The same with the ancients.
That story is over.
Let's not make FF14 into Dragon Ball and make everything ridicously redundant just because we're afraid of things ending or changing.
They're there.
Their stuff and remnants will play a role every once in a while (I expect their stuff to be demoted to easy plot device every time the story needs it), but they're not a focus point anymore.
And I hope they stay like this.
On a ruder day, this is definitely my line, but for this I felt like it was important to be a lot more open about it. As well as to discuss the notion that, with a game luke this, that isn't necessarily what's gonna happen.
I totally agree. The Ancients are gone, their story was told in full. Etheirys has so much going for it in the present day! I want to explore these new stories, revel in the richness that this world has to offer, and advance the world-state. Watching Eorzea moving past its mistakes and flaws has honestly been so rewarding.
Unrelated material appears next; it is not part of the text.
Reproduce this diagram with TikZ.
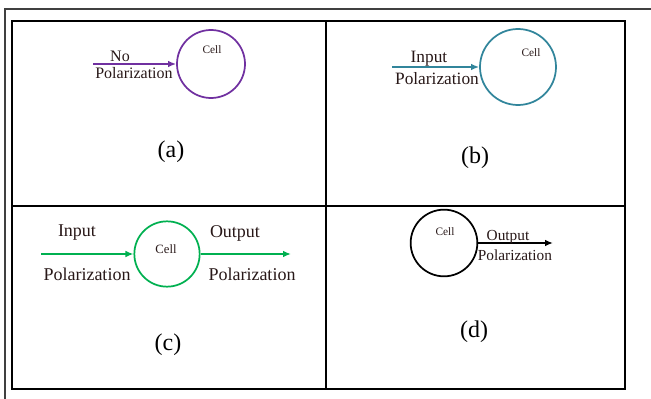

I remember when Merlwyb falsely claimed that it was us vs. them against the "beast" tribes. A zero-sum game of extinction.
It hit so incredibly hard when she changed her tune, recognizing the mistakes of herself and her nation, and starting the first step of making them right.
Yay a new video!!
The Twelve being retroactively staplegunned into the Ascian/Ancient lore hullaballoo is one of my pet peeves with FFXIV's worldbuilding. Same with Omega/Dragons/etc. They could have just been their own thing like the Ronka, Fairies, the Elementals, the Kami, etc. I feel like I have to go out of my way to find the glorious unknown these days. I want a much larger and more diverse lore for FFXIV again. I want mystery and a sense of magic and the unexplained.
I don't want to go to the New World and have every damn mystery be solved by pointing to the f#$king Ancients again.
Let the ancients lie dead and let them remain dead and gone.
The Twelve at least squared the circle in a way I felt satisfied by, albeit partially because it also closes off. And the Omicron and dragon stuff in Ultima Thule wasn't too bad by me, just because it felt sorta natural; if we're going interstellar for a finale, we need to pull in the interstellar figures. That said, I don't want to go back to their wells anytime soon, either.